--- DATASET EXTRACT ---
***
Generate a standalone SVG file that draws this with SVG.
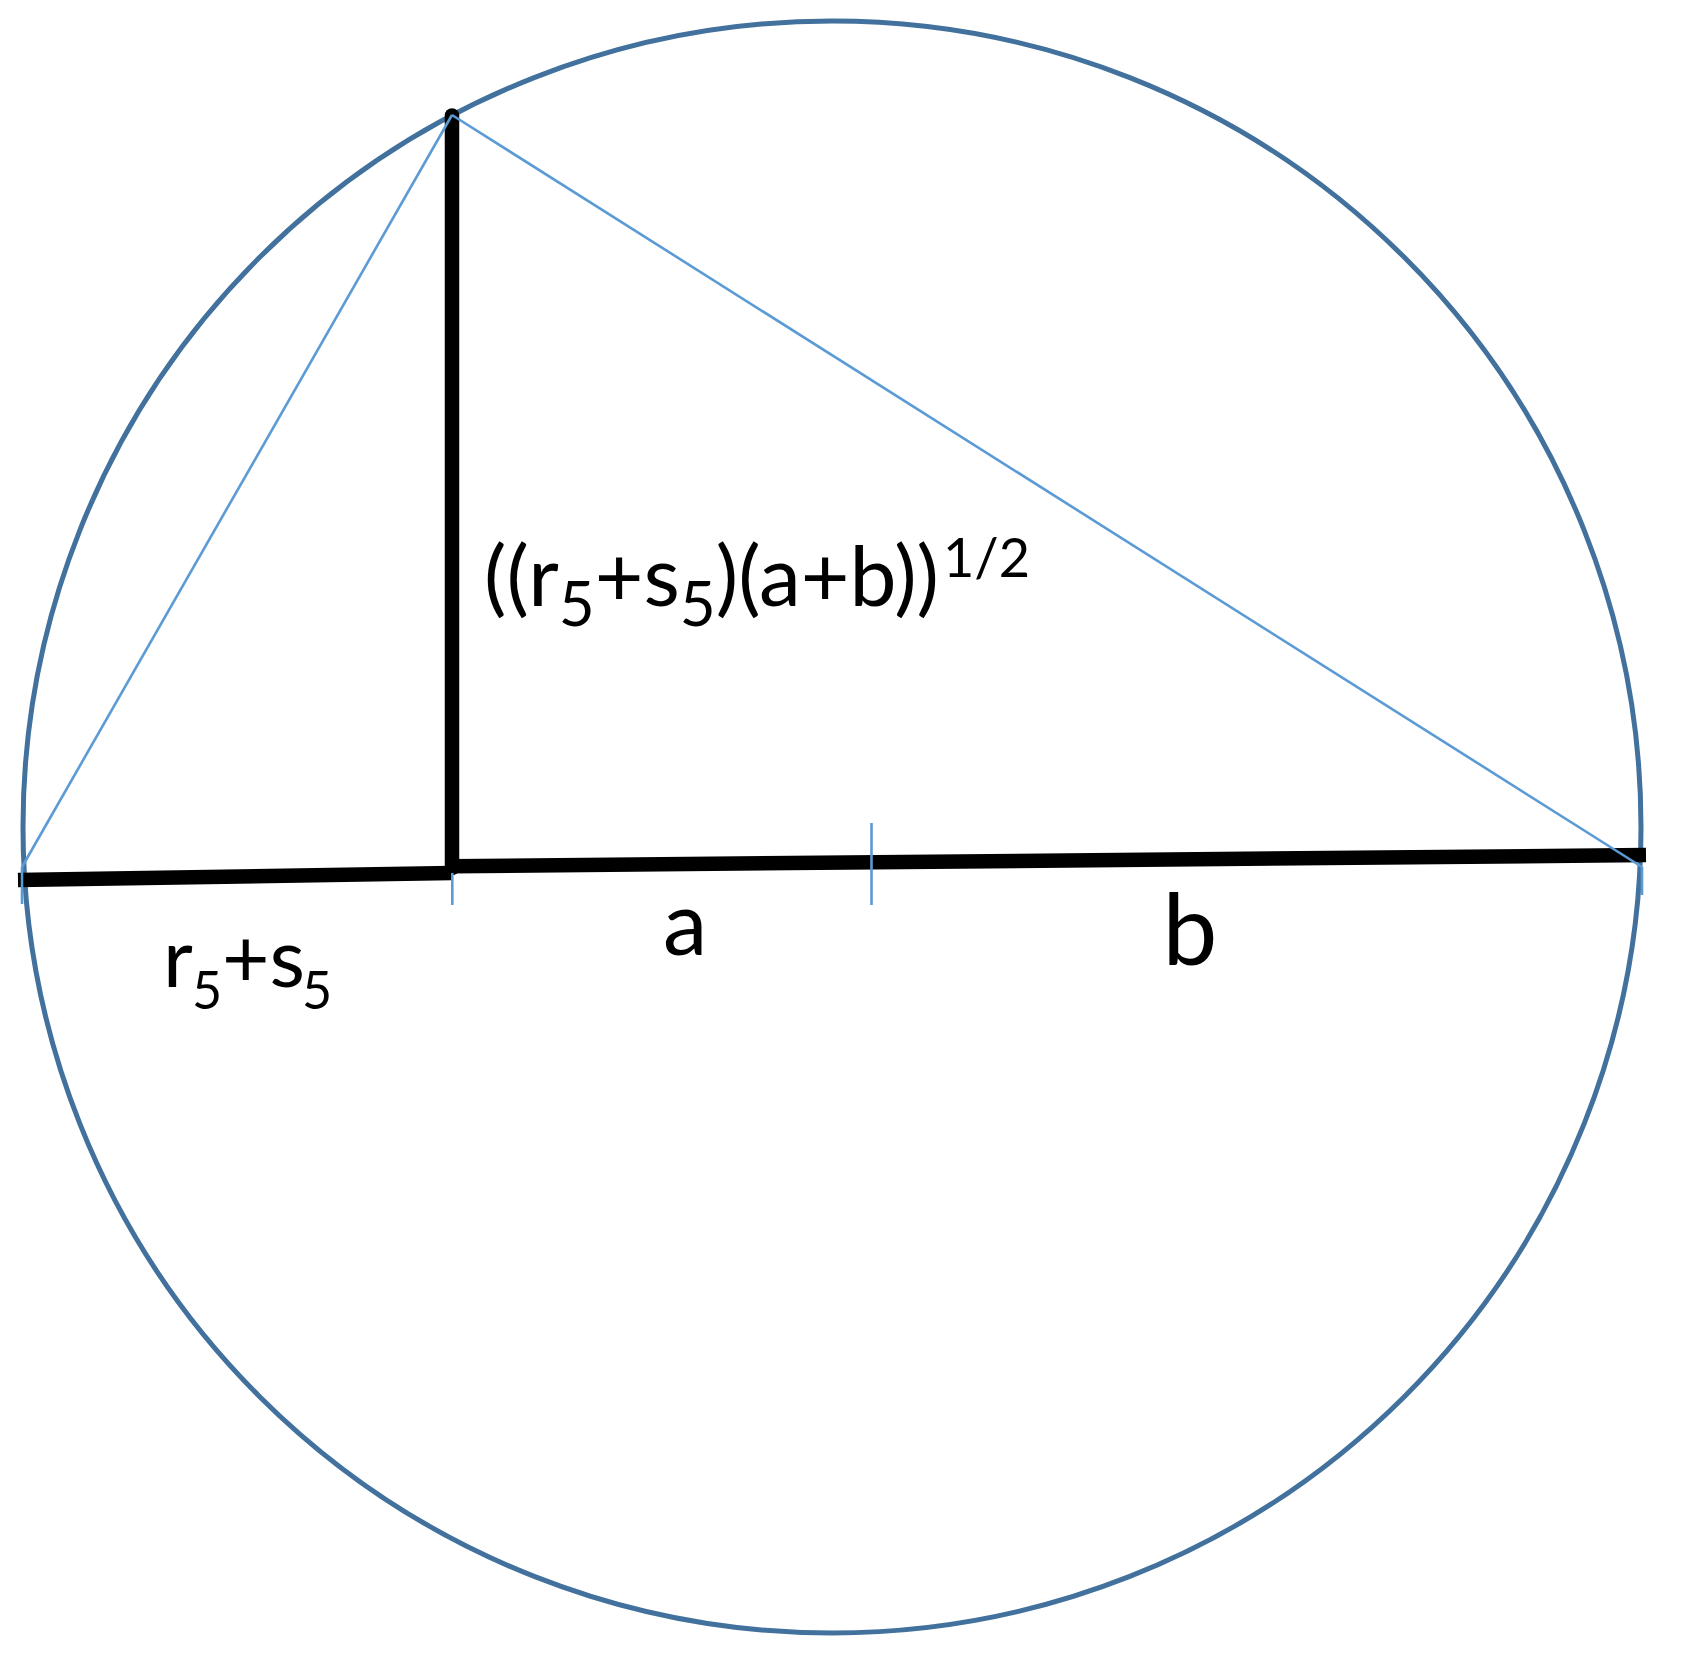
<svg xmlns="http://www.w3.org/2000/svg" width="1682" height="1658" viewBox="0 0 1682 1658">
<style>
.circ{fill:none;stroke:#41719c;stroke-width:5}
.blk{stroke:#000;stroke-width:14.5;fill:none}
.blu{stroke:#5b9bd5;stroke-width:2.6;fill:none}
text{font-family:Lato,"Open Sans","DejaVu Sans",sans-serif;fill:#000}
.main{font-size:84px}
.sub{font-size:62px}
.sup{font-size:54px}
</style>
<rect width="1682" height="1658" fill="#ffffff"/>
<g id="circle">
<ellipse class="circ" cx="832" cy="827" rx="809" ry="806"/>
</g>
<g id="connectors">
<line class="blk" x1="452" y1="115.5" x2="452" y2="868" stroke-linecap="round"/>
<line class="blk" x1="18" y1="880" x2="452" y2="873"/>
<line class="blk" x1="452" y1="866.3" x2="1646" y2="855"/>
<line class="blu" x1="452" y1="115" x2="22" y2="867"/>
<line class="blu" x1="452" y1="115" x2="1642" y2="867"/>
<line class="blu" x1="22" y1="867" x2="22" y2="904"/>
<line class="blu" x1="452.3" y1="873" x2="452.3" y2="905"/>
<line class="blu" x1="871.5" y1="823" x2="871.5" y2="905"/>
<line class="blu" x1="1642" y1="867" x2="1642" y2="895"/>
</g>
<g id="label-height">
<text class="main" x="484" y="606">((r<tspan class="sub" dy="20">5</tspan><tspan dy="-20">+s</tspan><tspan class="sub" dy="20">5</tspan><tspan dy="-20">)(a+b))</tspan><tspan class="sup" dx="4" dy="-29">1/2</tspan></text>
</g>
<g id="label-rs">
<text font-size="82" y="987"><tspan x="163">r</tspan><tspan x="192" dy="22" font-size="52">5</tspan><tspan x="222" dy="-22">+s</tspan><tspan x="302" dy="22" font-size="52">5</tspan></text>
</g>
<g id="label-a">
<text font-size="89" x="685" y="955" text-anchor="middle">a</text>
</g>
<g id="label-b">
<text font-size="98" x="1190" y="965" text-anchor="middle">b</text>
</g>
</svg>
***
Repeat all the data as it stands, dropping any images it holds.

--- SOLUTION FOR THIS PROBLEM ---
Generate a standalone SVG file that draws this with SVG.
<svg xmlns="http://www.w3.org/2000/svg" width="1682" height="1658" viewBox="0 0 1682 1658">
<style>
.circ{fill:none;stroke:#41719c;stroke-width:5}
.blk{stroke:#000;stroke-width:14.5;fill:none}
.blu{stroke:#5b9bd5;stroke-width:2.6;fill:none}
text{font-family:Lato,"Open Sans","DejaVu Sans",sans-serif;fill:#000}
.main{font-size:84px}
.sub{font-size:62px}
.sup{font-size:54px}
</style>
<rect width="1682" height="1658" fill="#ffffff"/>
<g id="circle">
<ellipse class="circ" cx="832" cy="827" rx="809" ry="806"/>
</g>
<g id="connectors">
<line class="blk" x1="452" y1="115.5" x2="452" y2="868" stroke-linecap="round"/>
<line class="blk" x1="18" y1="880" x2="452" y2="873"/>
<line class="blk" x1="452" y1="866.3" x2="1646" y2="855"/>
<line class="blu" x1="452" y1="115" x2="22" y2="867"/>
<line class="blu" x1="452" y1="115" x2="1642" y2="867"/>
<line class="blu" x1="22" y1="867" x2="22" y2="904"/>
<line class="blu" x1="452.3" y1="873" x2="452.3" y2="905"/>
<line class="blu" x1="871.5" y1="823" x2="871.5" y2="905"/>
<line class="blu" x1="1642" y1="867" x2="1642" y2="895"/>
</g>
<g id="label-height">
<text class="main" x="484" y="606">((r<tspan class="sub" dy="20">5</tspan><tspan dy="-20">+s</tspan><tspan class="sub" dy="20">5</tspan><tspan dy="-20">)(a+b))</tspan><tspan class="sup" dx="4" dy="-29">1/2</tspan></text>
</g>
<g id="label-rs">
<text font-size="82" y="987"><tspan x="163">r</tspan><tspan x="192" dy="22" font-size="52">5</tspan><tspan x="222" dy="-22">+s</tspan><tspan x="302" dy="22" font-size="52">5</tspan></text>
</g>
<g id="label-a">
<text font-size="89" x="685" y="955" text-anchor="middle">a</text>
</g>
<g id="label-b">
<text font-size="98" x="1190" y="965" text-anchor="middle">b</text>
</g>
</svg>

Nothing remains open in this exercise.